Set task :: Restate the whole of the material. Keep every word, and drop the pictures.

Information shown ::
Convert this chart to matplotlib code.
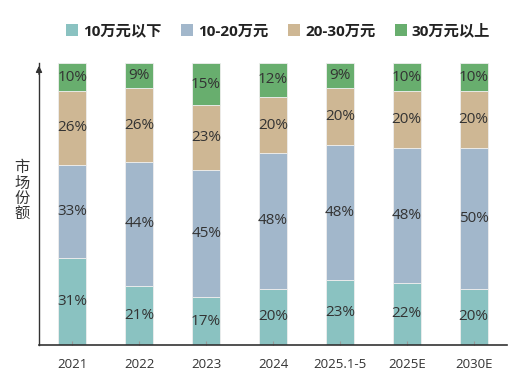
import matplotlib
matplotlib.use("Agg")
import matplotlib.pyplot as plt
from matplotlib.patches import Patch

plt.rcParams['font.family'] = ['Open Sans', 'Noto Sans CJK SC', 'DejaVu Sans']

categories = ["2021", "2022", "2023", "2024", "2025.1-5", "2025E", "2030E"]
series_names = ["10万元以下", "10-20万元", "20-30万元", "30万元以上"]
below10 = [31, 21, 17, 20, 23, 22, 20]
from10to20 = [33, 44, 45, 48, 48, 48, 50]
from20to30 = [26, 26, 23, 20, 20, 20, 20]
above30 = [10, 9, 15, 12, 9, 10, 10]
colors = ["#8AC2C1", "#A2B7CB", "#CEB794", "#68AE6E"]

series = [below10, from10to20, from20to30, above30]

fig = plt.figure(figsize=(5.31, 3.81), dpi=100)
ax = fig.add_axes([39/531, 1-345/381, (507-39)/531, (345-63)/381])

x = list(range(len(categories)))
bottoms = [0]*len(categories)
for vals, col in zip(series, colors):
    ax.bar(x, vals, bottom=bottoms, width=0.42, color=col, edgecolor="#EEEEEE", linewidth=0.6)
    for i, v in enumerate(vals):
        ax.text(x[i], bottoms[i] + v/2, f"{v}%", ha="center", va="center",
                fontsize=11, color="#333333")
    bottoms = [b + v for b, v in zip(bottoms, vals)]

ax.set_xlim(-0.5, len(categories) - 0.5)
ax.set_ylim(0, 100)
ax.set_xticks(x)
ax.set_xticklabels(categories, fontsize=9.5, color="#333333")
ax.tick_params(axis="x", direction="in", length=3, color="#999999", pad=9)
ax.set_yticks([])
for s in ["top", "right"]:
    ax.spines[s].set_visible(False)
ax.spines["left"].set_color("#333333")
ax.spines["bottom"].set_color("#333333")
ax.spines["left"].set_linewidth(1.0)
ax.spines["bottom"].set_linewidth(1.2)
ax.annotate("", xy=(0, 1.0), xycoords="axes fraction", xytext=(0, 0.95),
            arrowprops=dict(arrowstyle="-|>", color="#333333", lw=1.0, mutation_scale=9))

fig.text(22/531, 1-191/381, "\n".join("市场份额"), ha="center", va="center",
         fontsize=11, color="#333333", linespacing=0.9, family=['Noto Sans CJK SC'])

handles = [Patch(facecolor=c, edgecolor="none") for c in colors]
leg = fig.legend(handles, series_names, loc="center", bbox_to_anchor=(0.524, 1-31/381),
                 ncol=4, frameon=False, handlelength=0.75, handleheight=0.75,
                 handletextpad=0.35, columnspacing=1.3,
                 prop={"weight": "bold", "size": 11, "family": ['Open Sans', 'Noto Sans CJK SC']})
for t in leg.get_texts():
    t.set_color("#222222")

fig.savefig("out.png", dpi=100)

Task result ::
Convert this chart to matplotlib code.
import matplotlib
matplotlib.use("Agg")
import matplotlib.pyplot as plt
from matplotlib.patches import Patch

plt.rcParams['font.family'] = ['Open Sans', 'Noto Sans CJK SC', 'DejaVu Sans']

categories = ["2021", "2022", "2023", "2024", "2025.1-5", "2025E", "2030E"]
series_names = ["10万元以下", "10-20万元", "20-30万元", "30万元以上"]
below10 = [31, 21, 17, 20, 23, 22, 20]
from10to20 = [33, 44, 45, 48, 48, 48, 50]
from20to30 = [26, 26, 23, 20, 20, 20, 20]
above30 = [10, 9, 15, 12, 9, 10, 10]
colors = ["#8AC2C1", "#A2B7CB", "#CEB794", "#68AE6E"]

series = [below10, from10to20, from20to30, above30]

fig = plt.figure(figsize=(5.31, 3.81), dpi=100)
ax = fig.add_axes([39/531, 1-345/381, (507-39)/531, (345-63)/381])

x = list(range(len(categories)))
bottoms = [0]*len(categories)
for vals, col in zip(series, colors):
    ax.bar(x, vals, bottom=bottoms, width=0.42, color=col, edgecolor="#EEEEEE", linewidth=0.6)
    for i, v in enumerate(vals):
        ax.text(x[i], bottoms[i] + v/2, f"{v}%", ha="center", va="center",
                fontsize=11, color="#333333")
    bottoms = [b + v for b, v in zip(bottoms, vals)]

ax.set_xlim(-0.5, len(categories) - 0.5)
ax.set_ylim(0, 100)
ax.set_xticks(x)
ax.set_xticklabels(categories, fontsize=9.5, color="#333333")
ax.tick_params(axis="x", direction="in", length=3, color="#999999", pad=9)
ax.set_yticks([])
for s in ["top", "right"]:
    ax.spines[s].set_visible(False)
ax.spines["left"].set_color("#333333")
ax.spines["bottom"].set_color("#333333")
ax.spines["left"].set_linewidth(1.0)
ax.spines["bottom"].set_linewidth(1.2)
ax.annotate("", xy=(0, 1.0), xycoords="axes fraction", xytext=(0, 0.95),
            arrowprops=dict(arrowstyle="-|>", color="#333333", lw=1.0, mutation_scale=9))

fig.text(22/531, 1-191/381, "\n".join("市场份额"), ha="center", va="center",
         fontsize=11, color="#333333", linespacing=0.9, family=['Noto Sans CJK SC'])

handles = [Patch(facecolor=c, edgecolor="none") for c in colors]
leg = fig.legend(handles, series_names, loc="center", bbox_to_anchor=(0.524, 1-31/381),
                 ncol=4, frameon=False, handlelength=0.75, handleheight=0.75,
                 handletextpad=0.35, columnspacing=1.3,
                 prop={"weight": "bold", "size": 11, "family": ['Open Sans', 'Noto Sans CJK SC']})
for t in leg.get_texts():
    t.set_color("#222222")

fig.savefig("out.png", dpi=100)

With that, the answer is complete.